### Source data
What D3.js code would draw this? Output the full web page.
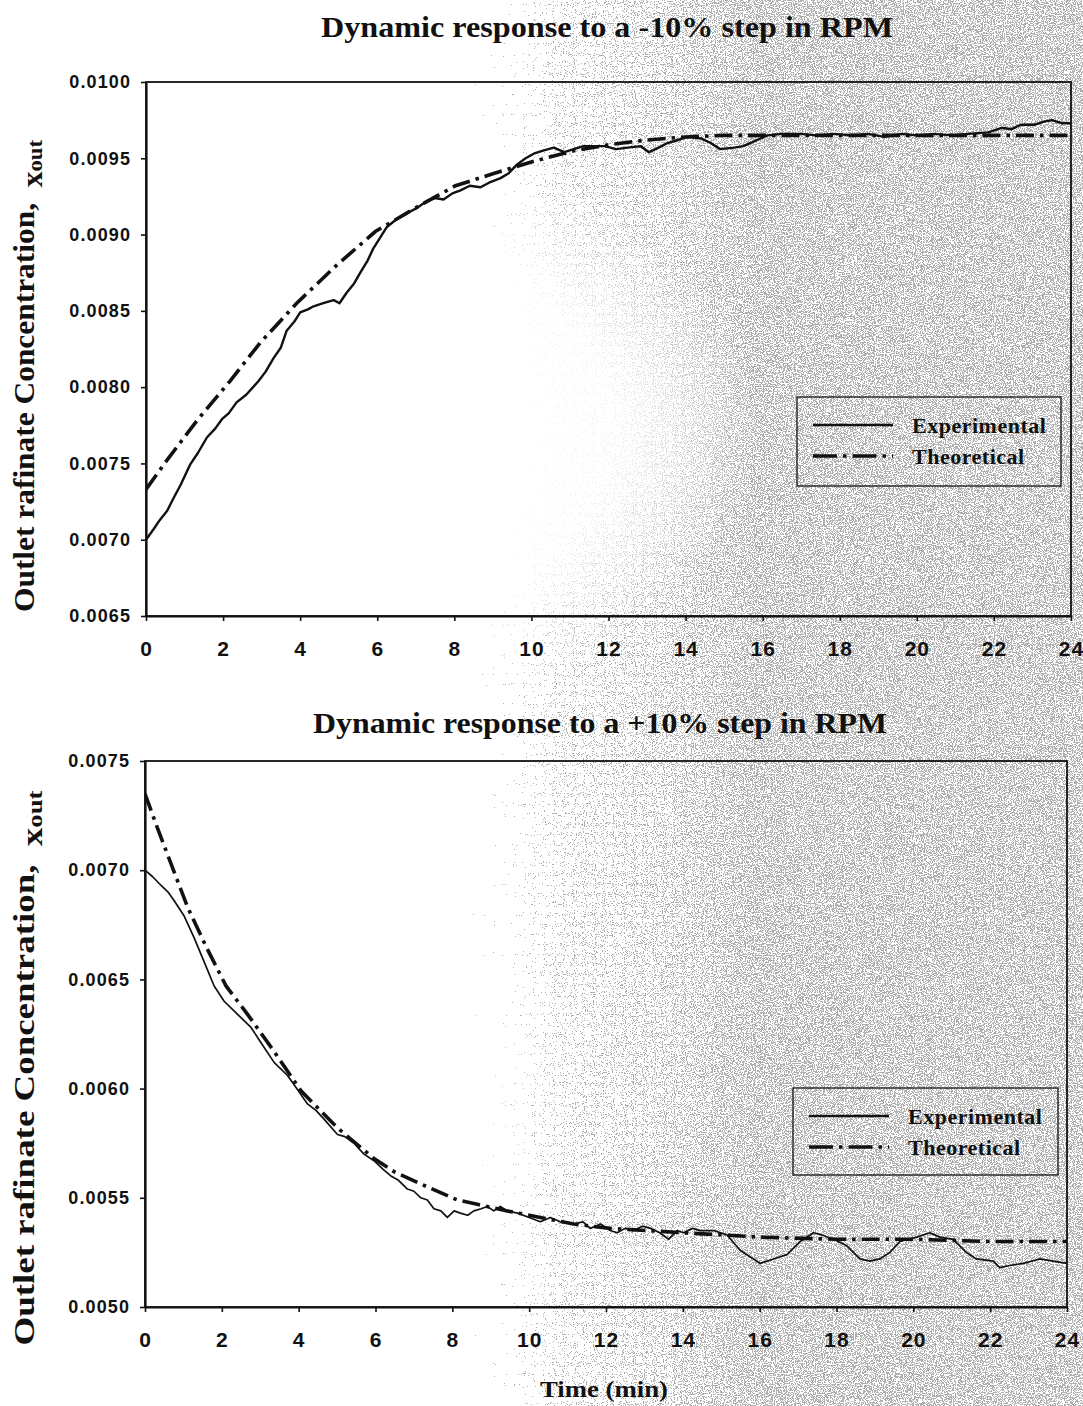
<!DOCTYPE html>
<html>
<head>
<meta charset="utf-8">
<script src="https://cdn.jsdelivr.net/npm/d3@7"></script>
<style>
  html, body { margin: 0; padding: 0; background: #ffffff; }
  svg { display: block; }
</style>
</head>
<body>
<svg id="fig" width="1083" height="1406"></svg>
<script>
// ---------- data ----------
const timeTicks = [0, 2, 4, 6, 8, 10, 12, 14, 16, 18, 20, 22, 24];
const topYTicks = [0.0065, 0.0070, 0.0075, 0.0080, 0.0085, 0.0090, 0.0095, 0.0100];
const bottomYTicks = [0.0050, 0.0055, 0.0060, 0.0065, 0.0070, 0.0075];

const seriesNames = ["Experimental", "Theoretical"];
const titles = ["Dynamic response to a -10% step in RPM", "Dynamic response to a +10% step in RPM"];

// -10% step: experimental response (time in min, x_out)
const downExpTime = [0, 0.2, 0.36, 0.55, 0.71, 0.9, 1.14, 1.35, 1.58, 1.8, 1.97, 2.15, 2.35, 2.6, 2.92, 3.1, 3.31, 3.5, 3.65, 3.85,
  4.0, 4.2, 4.35, 4.6, 4.87, 5.02, 5.21, 5.4, 5.56, 5.75, 5.9, 6.1, 6.25, 6.5, 6.77, 7.0, 7.29, 7.5, 7.72, 7.95,
  8.16, 8.4, 8.68, 8.9, 9.2, 9.4, 9.63, 9.85, 10.06, 10.3, 10.58, 10.85, 11.1, 11.35, 11.62, 11.9, 12.2, 12.5, 12.83, 13.05,
  13.3, 13.53, 13.8, 14.05, 14.4, 14.65, 14.9, 15.26, 15.5, 15.77, 16.12, 16.5, 16.99, 17.4, 17.86, 18.3, 18.73, 19.16, 19.6, 20.0,
  20.46, 20.9, 21.33, 21.85, 22.2, 22.45, 22.7, 23.06, 23.3, 23.5, 23.76, 24.0];
const downExpX = [0.00700, 0.00707, 0.00713, 0.00719, 0.00727, 0.00736, 0.00749, 0.00757, 0.00767, 0.00773, 0.00779, 0.00783, 0.00790, 0.00795, 0.00804, 0.00810, 0.00819, 0.00826, 0.00837, 0.00843,
  0.00849, 0.00851, 0.00853, 0.00855, 0.00857, 0.00855, 0.00862, 0.00868, 0.00875, 0.00883, 0.00891, 0.00899, 0.00905, 0.00910, 0.00914, 0.00917, 0.00922, 0.00924, 0.00923, 0.00927,
  0.00929, 0.00932, 0.00931, 0.00934, 0.00937, 0.00940, 0.00946, 0.00950, 0.00953, 0.00955, 0.00957, 0.00954, 0.00956, 0.00958, 0.00958, 0.00958, 0.00956, 0.00957, 0.00958, 0.00954,
  0.00957, 0.00960, 0.00962, 0.00964, 0.00963, 0.00960, 0.00956, 0.00957, 0.00958, 0.00961, 0.00965, 0.00966, 0.00966, 0.00965, 0.00966, 0.00965, 0.00966, 0.00964, 0.00966, 0.00965,
  0.00966, 0.00965, 0.00966, 0.00967, 0.00970, 0.00969, 0.00972, 0.00972, 0.00974, 0.00975, 0.00973, 0.00973];

// -10% step: model prediction
const downTheoTime = [0, 0.54, 1.32, 2.18, 2.96, 3.91, 4.95, 5.95, 7.03, 8.03, 9.02, 10.06, 11.1, 12.05, 13, 14, 15, 16, 18, 20, 22, 24];
const downTheoX = [0.00733, 0.00752, 0.00778, 0.00804, 0.00829, 0.00855, 0.00880, 0.00902, 0.00918, 0.00932, 0.00940, 0.00948, 0.00955, 0.00959, 0.00962, 0.00964, 0.00965, 0.00965, 0.00965, 0.00965, 0.00965, 0.00965];

// +10% step: experimental response
const upExpTime = [0, 0.2, 0.42, 0.6, 0.76, 1.02, 1.28, 1.54, 1.8, 2.06, 2.41, 2.76, 3.02, 3.36, 3.71, 3.95, 4.23, 4.45, 4.66, 5.01,
  5.2, 5.44, 5.7, 5.96, 6.2, 6.4, 6.6, 6.83, 7.0, 7.18, 7.35, 7.52, 7.7, 7.87, 8.05, 8.21, 8.4, 8.56, 8.75, 8.91,
  9.08, 9.25, 9.43, 9.7, 10.0, 10.29, 10.55, 10.81, 11.16, 11.4, 11.59, 11.86, 12.11, 12.29, 12.5, 12.72, 12.95, 13.16, 13.4, 13.63,
  13.85, 14.02, 14.25, 14.46, 14.8, 15.15, 15.49, 15.84, 16.01, 16.2, 16.36, 16.71, 17.06, 17.4, 17.62, 17.92, 18.27, 18.61, 18.87, 19.13,
  19.39, 19.65, 20.09, 20.43, 20.69, 21.04, 21.38, 21.64, 22.08, 22.25, 22.51, 22.86, 23.29, 23.64, 24.0];
const upExpX = [0.00700, 0.00697, 0.00693, 0.00690, 0.00686, 0.00679, 0.00669, 0.00658, 0.00647, 0.00640, 0.00634, 0.00628, 0.00621, 0.00612, 0.00606, 0.00600, 0.00593, 0.00590, 0.00586, 0.00579,
  0.00578, 0.00575, 0.00570, 0.00567, 0.00563, 0.00560, 0.00558, 0.00554, 0.00553, 0.00550, 0.00549, 0.00545, 0.00544, 0.00541, 0.00544, 0.00543, 0.00542, 0.00544, 0.00545, 0.00546,
  0.00544, 0.00546, 0.00544, 0.00543, 0.00541, 0.00539, 0.00541, 0.00539, 0.00538, 0.00539, 0.00536, 0.00538, 0.00535, 0.00534, 0.00536, 0.00535, 0.00537, 0.00536, 0.00534, 0.00531,
  0.00535, 0.00534, 0.00536, 0.00535, 0.00535, 0.00533, 0.00526, 0.00522, 0.00520, 0.00521, 0.00522, 0.00524, 0.00530, 0.00534, 0.00533, 0.00531, 0.00528, 0.00522, 0.00521, 0.00522,
  0.00525, 0.00530, 0.00532, 0.00534, 0.00532, 0.00531, 0.00525, 0.00522, 0.00521, 0.00518, 0.00519, 0.00520, 0.00522, 0.00521, 0.00520];

// +10% step: model prediction
const upTheoTime = [0, 0.33, 0.72, 1.11, 1.59, 2.11, 2.67, 3.36, 4.06, 5.01, 5.96, 6.48, 7.35, 8.13, 8.65, 9.43, 10.29, 11.16, 12.11, 14, 16, 18, 20, 22, 24];
const upTheoX = [0.00735, 0.00719, 0.00701, 0.00683, 0.00665, 0.00647, 0.00634, 0.00617, 0.00599, 0.00582, 0.00568, 0.00562, 0.00555, 0.00549, 0.00547, 0.00544, 0.00541, 0.00538, 0.00536, 0.00534, 0.00532, 0.00531, 0.00531, 0.00530, 0.00530];

// ---------- drawing ----------
const svg = d3.select("#fig");
const W = 1083, H = 1406;
const serif = "'Liberation Serif', 'Times New Roman', serif";
const sans = "'Liberation Sans', Arial, sans-serif";
const dashDot = "18,6,3.5,6";

// scanned-paper grain on the right-hand side of the page
const defs = svg.append("defs");
const grad = defs.append("linearGradient").attr("id", "hazeGrad")
  .attr("gradientUnits", "userSpaceOnUse").attr("x1", 0).attr("y1", 0).attr("x2", W).attr("y2", 0);
[[0.0, 0], [0.32, 0], [0.52, 0.75], [0.7, 1], [1, 1]].forEach(([o, a]) =>
  grad.append("stop").attr("offset", o).attr("stop-color", "#000").attr("stop-opacity", a));

const clearGrad = defs.append("radialGradient").attr("id", "clearGrad");
clearGrad.append("stop").attr("offset", 0).attr("stop-color", "#000").attr("stop-opacity", 1);
clearGrad.append("stop").attr("offset", 0.6).attr("stop-color", "#000").attr("stop-opacity", 0.85);
clearGrad.append("stop").attr("offset", 1).attr("stop-color", "#000").attr("stop-opacity", 0);

const mask = defs.append("mask").attr("id", "hazeMask")
  .attr("maskUnits", "userSpaceOnUse").attr("x", 0).attr("y", 0).attr("width", W).attr("height", H);
mask.append("rect").attr("width", W).attr("height", H).attr("fill", "#fff");
mask.append("ellipse").attr("cx", 400).attr("cy", 430).attr("rx", 360).attr("ry", 270).attr("fill", "url(#clearGrad)");
mask.append("ellipse").attr("cx", 250).attr("cy", 1120).attr("rx", 300).attr("ry", 300).attr("fill", "url(#clearGrad)");

const grain = defs.append("filter").attr("id", "grain")
  .attr("filterUnits", "userSpaceOnUse").attr("x", 0).attr("y", 0).attr("width", W).attr("height", H);
grain.append("feTurbulence").attr("type", "fractalNoise").attr("baseFrequency", 0.9)
  .attr("numOctaves", 1).attr("seed", 11).attr("result", "noise");
grain.append("feColorMatrix").attr("in", "noise").attr("type", "matrix")
  .attr("values", "0 0 0 0 0  0 0 0 0 0  0 0 0 0 0  1 0 0 0 0").attr("result", "nA");
grain.append("feComposite").attr("in", "nA").attr("in2", "SourceGraphic").attr("operator", "arithmetic")
  .attr("k1", 0).attr("k2", 1).attr("k3", 0.55).attr("k4", -0.55).attr("result", "mix");
const ct = grain.append("feComponentTransfer").attr("in", "mix").attr("result", "dots");
ct.append("feFuncA").attr("type", "discrete").attr("tableValues", "0 1");
grain.append("feFlood").attr("flood-color", "#b0b0b0").attr("result", "ink");
grain.append("feComposite").attr("in", "ink").attr("in2", "dots").attr("operator", "in");

svg.append("rect").attr("width", W).attr("height", H).attr("fill", "#fff");
svg.append("g").attr("mask", "url(#hazeMask)")
  .append("rect").attr("width", W).attr("height", H)
  .attr("fill", "url(#hazeGrad)").attr("filter", "url(#grain)");

const panels = [
  { title: titles[0], titleX: 607, titleY: 37, titleLen: 572,
    left: 146, right: 1071, top: 82, bottom: 616,
    yDomain: [0.0065, 0.0100], yTicks: topYTicks,
    labelCY: 376, labelLen: 472,
    exp: downExpTime.map((t, i) => [t, downExpX[i]]),
    theo: downTheoTime.map((t, i) => [t, downTheoX[i]]),
    expWidth: 2.4,
    legend: { x: 797, y: 397, w: 264, h: 89 } },
  { title: titles[1], titleX: 600, titleY: 733, titleLen: 574,
    left: 145, right: 1067, top: 761, bottom: 1307,
    yDomain: [0.0050, 0.0075], yTicks: bottomYTicks,
    labelCY: 1068, labelLen: 555,
    exp: upExpTime.map((t, i) => [t, upExpX[i]]),
    theo: upTheoTime.map((t, i) => [t, upTheoX[i]]),
    expWidth: 1.7,
    legend: { x: 793, y: 1088, w: 265, h: 87 } }
];

panels.forEach((p, k) => {
  const x = d3.scaleLinear().domain([0, 24]).range([p.left, p.right]);
  const y = d3.scaleLinear().domain(p.yDomain).range([p.bottom, p.top]);
  const g = svg.append("g");

  // title
  g.append("text").attr("x", p.titleX).attr("y", p.titleY)
    .attr("text-anchor", "middle").attr("font-family", serif).attr("font-weight", "bold")
    .attr("font-size", 30).attr("textLength", p.titleLen).attr("lengthAdjust", "spacingAndGlyphs")
    .attr("fill", "#111").text(p.title);

  // plot frame
  g.append("rect").attr("x", p.left).attr("y", p.top)
    .attr("width", p.right - p.left).attr("height", p.bottom - p.top)
    .attr("fill", "none").attr("stroke", "#111").attr("stroke-width", 1.8);

  // y axis
  const ya = g.append("g").attr("transform", `translate(${p.left},0)`)
    .call(d3.axisLeft(y).tickValues(p.yTicks).tickSize(5).tickSizeOuter(0).tickPadding(10)
      .tickFormat(d3.format(".4f")));
  ya.selectAll("text").attr("font-family", sans).attr("font-weight", "bold")
    .attr("font-size", 18).attr("letter-spacing", "1.1px").attr("fill", "#111");

  // x axis
  const xa = g.append("g").attr("transform", `translate(0,${p.bottom})`)
    .call(d3.axisBottom(x).tickValues(timeTicks).tickSize(5).tickSizeOuter(0).tickPadding(20)
      .tickFormat(d3.format("d")));
  xa.selectAll("text").attr("font-family", sans).attr("font-weight", "bold")
    .attr("font-size", 21).attr("letter-spacing", "1px").attr("fill", "#111");

  [ya, xa].forEach(a => {
    a.select(".domain").attr("stroke", "#111").attr("stroke-width", 2.2);
    a.selectAll(".tick line").attr("stroke", "#111").attr("stroke-width", 1.6);
  });

  // y axis title
  const lab = g.append("text")
    .attr("transform", `translate(34,${p.labelCY}) rotate(-90)`)
    .attr("text-anchor", "middle").attr("font-family", serif).attr("font-weight", "bold")
    .attr("font-size", 29).attr("fill", "#111")
    .attr("textLength", p.labelLen).attr("lengthAdjust", "spacingAndGlyphs");
  lab.append("tspan").text("Outlet rafinate Concentration,\u00a0\u00a0");
  lab.append("tspan").attr("dy", 8).text("x");
  lab.append("tspan").attr("font-size", 21).text("out");

  // curves
  const clipId = "clip" + k;
  defs.append("clipPath").attr("id", clipId).append("rect")
    .attr("x", p.left).attr("y", p.top).attr("width", p.right - p.left).attr("height", p.bottom - p.top);
  const line = d3.line().x(d => x(d[0])).y(d => y(d[1]));
  const curves = g.append("g").attr("clip-path", `url(#${clipId})`);
  curves.append("path").datum(p.theo).attr("d", line)
    .attr("fill", "none").attr("stroke", "#111").attr("stroke-width", 3.6)
    .attr("stroke-dasharray", dashDot);
  curves.append("path").datum(p.exp).attr("d", line)
    .attr("fill", "none").attr("stroke", "#111").attr("stroke-width", p.expWidth)
    .attr("stroke-linejoin", "round");

  // legend
  const L = p.legend;
  const lg = g.append("g").attr("transform", `translate(${L.x},${L.y})`);
  lg.append("rect").attr("width", L.w).attr("height", L.h)
    .attr("fill", "none").attr("stroke", "#222").attr("stroke-width", 1.4);
  seriesNames.forEach((name, i) => {
    const yy = 28 + i * 31;
    lg.append("line").attr("x1", 16).attr("x2", 96).attr("y1", yy).attr("y2", yy)
      .attr("stroke", "#111").attr("stroke-width", i === 0 ? 2.4 : 3.6)
      .attr("stroke-dasharray", i === 0 ? null : "24,6,3.5,6");
    lg.append("text").attr("x", 115).attr("y", yy + 8)
      .attr("font-family", serif).attr("font-weight", "bold").attr("font-size", 22)
      .attr("letter-spacing", "0.5px").attr("fill", "#111").text(name);
  });
});

// shared x axis title
svg.append("text").attr("x", 604).attr("y", 1397).attr("text-anchor", "middle")
  .attr("font-family", serif).attr("font-weight", "bold").attr("font-size", 24)
  .attr("textLength", 128).attr("lengthAdjust", "spacingAndGlyphs")
  .attr("fill", "#111").text("Time (min)");
</script>
</body>
</html>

### Written exercise
Exactly as written, please give again the lines from the beginning of the listing through the line containing "0.0065, 0.0070, 0.0075];", inclusive, without any pictures.

### Result of the exercise
What D3.js code would draw this? Output the full web page.
<!DOCTYPE html>
<html>
<head>
<meta charset="utf-8">
<script src="https://cdn.jsdelivr.net/npm/d3@7"></script>
<style>
  html, body { margin: 0; padding: 0; background: #ffffff; }
  svg { display: block; }
</style>
</head>
<body>
<svg id="fig" width="1083" height="1406"></svg>
<script>
// ---------- data ----------
const timeTicks = [0, 2, 4, 6, 8, 10, 12, 14, 16, 18, 20, 22, 24];
const topYTicks = [0.0065, 0.0070, 0.0075, 0.0080, 0.0085, 0.0090, 0.0095, 0.0100];
const bottomYTicks = [0.0050, 0.0055, 0.0060, 0.0065, 0.0070, 0.0075];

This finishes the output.